### Exercise objective
Beneath this line are entries. Copy the range from the line with "Reproduce this chart with Plotly." to the line with "import plotly.graph_objects as go", ends included, exactly; leave pictures out.
=-=-=
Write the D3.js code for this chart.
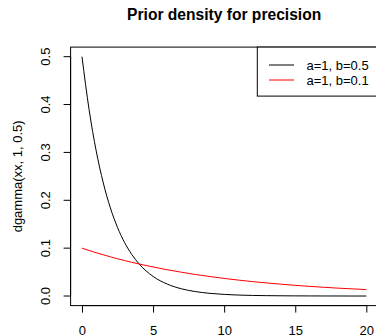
<!DOCTYPE html>
<html>
<head>
<meta charset="utf-8">
<script src="https://cdn.jsdelivr.net/npm/d3@7"></script>
<style>
  body { margin: 0; background: #fff; }
  svg text { font-family: "Liberation Sans", Arial, sans-serif; }
</style>
</head>
<body>
<script>
var width = 376, height = 335;

// values
var xx = [0, 0.5, 1, 1.5, 2, 2.5, 3, 3.5, 4, 5, 6, 7, 8, 9, 10, 11, 12, 13, 14, 15, 16, 17, 18, 19, 20];
var densB05 = [0.5, 0.3894, 0.3033, 0.2362, 0.1839, 0.1433, 0.1116, 0.0869, 0.0677, 0.0410, 0.0249, 0.0151,
               0.0092, 0.0056, 0.0034, 0.0020, 0.0012, 0.0008, 0.0005, 0.0003, 0.0002, 0.0001, 0.0001, 0.0000, 0.0000];
var densB01 = [0.1, 0.0951, 0.0905, 0.0861, 0.0819, 0.0779, 0.0741, 0.0705, 0.0670, 0.0607, 0.0549, 0.0497,
               0.0449, 0.0407, 0.0368, 0.0333, 0.0301, 0.0273, 0.0247, 0.0223, 0.0202, 0.0183, 0.0165, 0.0150, 0.0135];
var xTicks = [0, 5, 10, 15, 20];
var yTicks = [0.0, 0.1, 0.2, 0.3, 0.4, 0.5];
var legendLabels = ["a=1, b=0.5", "a=1, b=0.1"];
var legendColors = ["black", "red"];

var plotLeft = 70.6, plotRight = 377.7, plotTop = 47.1, plotBottom = 305.6;

// R style 4% padding
var xScale = d3.scaleLinear()
    .domain([-0.8, 20.8])
    .range([plotLeft, plotRight]);

var yScale = d3.scaleLinear()
    .domain([-0.02, 0.52])
    .range([plotBottom, plotTop]);

var svg = d3.select('body')
    .append('svg')
    .attr('width', width)
    .attr('height', height);

// title
svg.append('text')
    .attr('x', (plotLeft + plotRight) / 2)
    .attr('y', 20)
    .attr('text-anchor', 'middle')
    .style('font-size', '15.6px')
    .style('font-weight', 'bold')
    .text('Prior density for precision');

// curves
var line = d3.line()
    .x(function(d) { return xScale(d[0]) })
    .y(function(d) { return yScale(d[1]) })
    .curve(d3.curveMonotoneX);

svg.append('path')
    .datum(d3.zip(xx, densB05))
    .attr('d', line)
    .attr('fill', 'none')
    .attr('stroke', 'black')
    .attr('stroke-width', 1);

svg.append('path')
    .datum(d3.zip(xx, densB01))
    .attr('d', line)
    .attr('fill', 'none')
    .attr('stroke', 'red')
    .attr('stroke-width', 1);

// box
svg.append('rect')
    .attr('x', plotLeft)
    .attr('y', plotTop)
    .attr('width', plotRight - plotLeft)
    .attr('height', plotBottom - plotTop)
    .attr('fill', 'none')
    .attr('stroke', 'black');

// x axis
var xAxis = svg.append('g')
    .attr('transform', 'translate(0,' + plotBottom + ')')
    .call(d3.axisBottom(xScale).tickValues(xTicks).tickSize(7).tickPadding(13).tickFormat(d3.format('d')));
xAxis.select('.domain')
    .attr('d', 'M' + xScale(0) + ',0H' + xScale(20));
xAxis.selectAll('text')
    .style('font-size', '13px')
    .style('font-family', '"Liberation Sans", Arial, sans-serif');

// y axis, labels rotated like R
var yAxis = svg.append('g')
    .attr('transform', 'translate(' + plotLeft + ',0)')
    .call(d3.axisLeft(yScale).tickValues(yTicks).tickSize(7).tickFormat(d3.format('.1f')));
yAxis.select('.domain')
    .attr('d', 'M0,' + yScale(0) + 'V' + yScale(0.5));
yAxis.selectAll('text')
    .attr('x', null)
    .attr('dy', null)
    .attr('text-anchor', 'middle')
    .attr('transform', function(d) { return 'translate(-25,' + yScale(d) + ') rotate(-90)' })
    .attr('y', 0)
    .attr('dominant-baseline', 'central')
    .style('font-size', '13px')
    .style('font-family', '"Liberation Sans", Arial, sans-serif');
yAxis.selectAll('.tick')
    .attr('transform', null);
yAxis.selectAll('.tick line')
    .attr('y1', function(d) { return yScale(d) })
    .attr('y2', function(d) { return yScale(d) });

// y label
svg.append('text')
    .attr('transform', 'translate(17,' + (plotTop + plotBottom) / 2 + ') rotate(-90)')
    .attr('text-anchor', 'middle')
    .attr('dominant-baseline', 'central')
    .style('font-size', '13px')
    .text('dgamma(xx, 1, 0.5)');

// legend
var legX = 257.3, legY = plotTop, legW = plotRight - legX, legH = 49;
svg.append('rect')
    .attr('x', legX)
    .attr('y', legY)
    .attr('width', legW)
    .attr('height', legH)
    .attr('fill', 'white')
    .attr('stroke', 'black');

var leg = svg.selectAll('.leg')
    .data(legendLabels)
    .enter()
    .append('g')
    .attr('class', 'leg')
    .attr('transform', function(d, i) { return 'translate(0,' + (65 + i * 15) + ')' });

leg.append('line')
    .attr('x1', 269).attr('x2', 294)
    .attr('y1', 0).attr('y2', 0)
    .attr('stroke', function(d, i) { return legendColors[i] });

leg.append('text')
    .attr('x', 306.5)
    .attr('y', 0)
    .attr('dominant-baseline', 'central')
    .style('font-size', '13px')
    .text(function(d) { return d });
</script>
</body>
</html>
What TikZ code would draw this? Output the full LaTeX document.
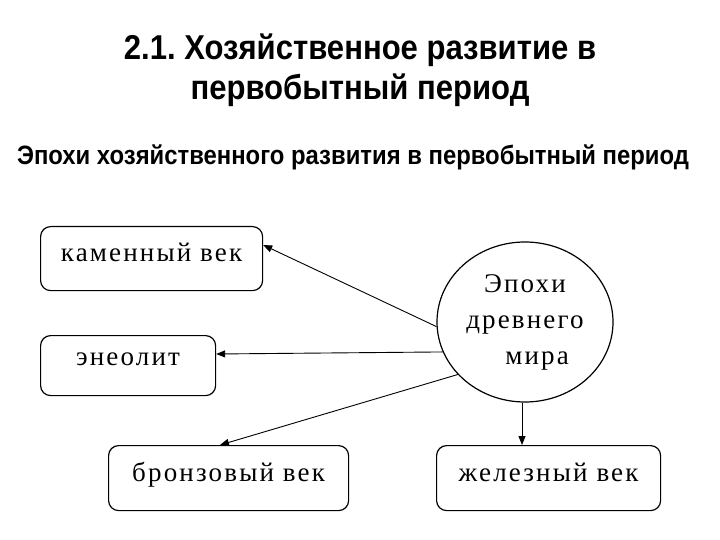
\documentclass[tikz,border=0pt]{standalone}
\usepackage{fontspec}
\setmainfont{Liberation Serif}
\newfontfamily\headfont[FakeStretch=0.9]{Liberation Sans}
\newfontfamily\boxfont[LetterSpace=8]{Liberation Serif}
\usetikzlibrary{arrows.meta,shapes.geometric}
\frenchspacing

\tikzset{
  epoch/.style={draw, line width=1.2pt, rounded corners=10pt, anchor=north west, inner sep=0pt, text depth=12pt, font=\boxfont\fontsize{27}{30}\selectfont},
  hub/.style={draw, ellipse, line width=1.2pt, minimum width=176pt, minimum height=160pt, inner sep=0pt, align=center, font=\boxfont\fontsize{27}{36}\selectfont},
  tip/.style={-{Triangle[length=9pt,width=7pt]}, line width=0.9pt}
}

\begin{document}
\begin{tikzpicture}[x=1pt, y=-1pt]
  \useasboundingbox[fill=white] (0,0) rectangle (720,540);
  % headings
  \node[font=\headfont\bfseries\fontsize{34.5}{40}\selectfont, align=center] (title) at (360,70)
    {2.1. Хозяйственное развитие в\\первобытный период};
  \node[font=\headfont\bfseries\fontsize{26.5}{28}\selectfont] (sub) at (353,157)
    {Эпохи хозяйственного развития в первобытный период};
  % epochs
  \node[epoch, minimum width=222pt, minimum height=64pt] (stone) at (40,226) {каменный век};
  \node[epoch, minimum width=175pt, minimum height=60pt] (eneo) at (40,335) {энеолит};
  \node[epoch, minimum width=240pt, minimum height=65pt] (bronze) at (108,445) {бронзовый век};
  \node[epoch, minimum width=224pt, minimum height=65pt] (iron) at (436,445) {железный век};
  \node[hub] (ancient) at (525,322) {Эпохи\\древнего\\\hspace{24pt}мира};
  \path[tip]
  (ancient.183) edge (stone.east |- 0,245)
  (ancient.200) edge (eneo.east |- 0,354)
  (ancient.218) edge (bronze.north -| 220,0)
  (ancient.south -| 522,0) edge (iron.north -| 522,0)
  ;
\end{tikzpicture}
\end{document}
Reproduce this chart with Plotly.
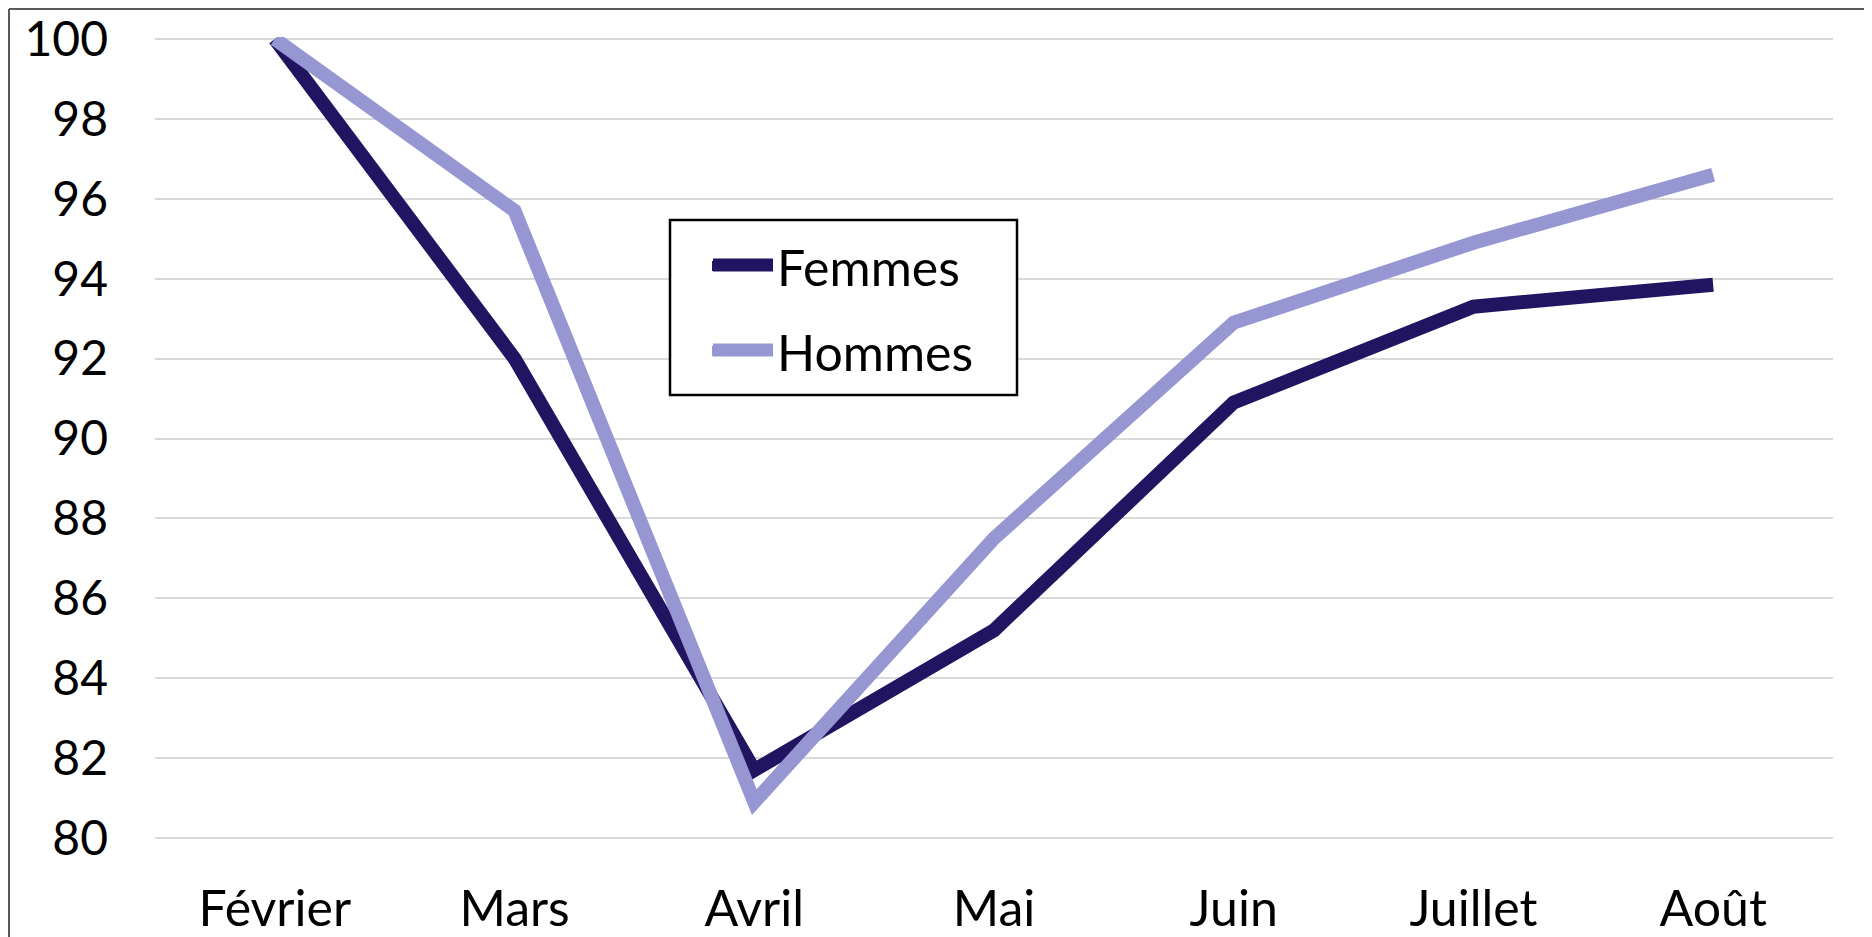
import plotly.graph_objects as go

mois = ['Février', 'Mars', 'Avril', 'Mai', 'Juin', 'Juillet', 'Août']
femmes = [100, 92.0, 81.7, 85.2, 90.9, 93.3, 93.85]
hommes = [100, 95.7, 80.9, 87.5, 92.9, 94.9, 96.6]
y_ticks = list(range(80, 101, 2))

couleur_f = '#211461'
couleur_h = '#9696d3'

# the page adds an 8px body margin, so the figure is a bit smaller
W, H = 1864, 929
ml, mr, mt, mb = 147, 39, 29, 97
pw = W - ml - mr
ph = H - mt - mb


def px_x(p):
    return (p - ml) / pw


def px_y(p):
    return (H - mb - p) / ph


font = 'Lato, Open Sans, sans-serif'

fig = go.Figure()
fig.add_trace(go.Scatter(x=mois, y=femmes, name='Femmes', mode='lines',
                         legendgroup='f',
                         line=dict(color=couleur_f, width=14)))
fig.add_trace(go.Scatter(x=mois, y=hommes, name='Hommes', mode='lines',
                         legendgroup='h',
                         line=dict(color=couleur_h, width=14)))

# legend box and thicker legend keys (plotly caps the key line width)
shapes = [
    dict(type='line', xref='paper', yref='paper',
         x0=px_x(1), x1=px_x(1), y0=px_y(1), y1=px_y(H + 5),
         line=dict(color='#595959', width=2)),
    dict(type='line', xref='paper', yref='paper',
         x0=px_x(1), x1=px_x(W + 5), y0=px_y(1), y1=px_y(1),
         line=dict(color='#595959', width=2)),
    dict(type='rect', xref='paper', yref='paper',
         x0=px_x(662), x1=px_x(1009), y0=px_y(212), y1=px_y(387),
         line=dict(color='black', width=2.5), fillcolor='white',
         layer='above'),
    dict(type='line', xref='paper', yref='paper',
         x0=px_x(705), x1=px_x(765), y0=px_y(257), y1=px_y(257),
         line=dict(color=couleur_f, width=13), layer='above'),
    dict(type='line', xref='paper', yref='paper',
         x0=px_x(705), x1=px_x(765), y0=px_y(342), y1=px_y(342),
         line=dict(color=couleur_h, width=13), layer='above'),
]

fig.update_layout(
    width=W, height=H,
    margin=dict(l=ml, r=mr, t=mt, b=mb, autoexpand=False),
    paper_bgcolor='white', plot_bgcolor='white',
    font=dict(family=font, size=48, color='black'),
    showlegend=True,
    legend=dict(
        x=px_x(699), y=px_y(219), xanchor='left', yanchor='top',
        borderwidth=0, bgcolor='rgba(0,0,0,0)',
        font=dict(size=50), tracegroupgap=17,
        itemwidth=60,
    ),
    xaxis=dict(
        type='category', range=[-0.5, 6.5], showgrid=False,
        showline=False, zeroline=False, ticks='', automargin=False,
        ticklabelstandoff=35, tickfont=dict(size=50),
    ),
    yaxis=dict(
        range=[79.95, 100.05], tickvals=y_ticks, showgrid=True,
        gridcolor='#d9d9d9', gridwidth=2, zeroline=False,
        showline=False, ticks='', ticklabelstandoff=46, automargin=False,
        tickfont=dict(size=48),
    ),
    shapes=shapes,
)

fig.write_html("out.html")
=-=-=
### Full response
Reproduce this chart with Plotly.
import plotly.graph_objects as go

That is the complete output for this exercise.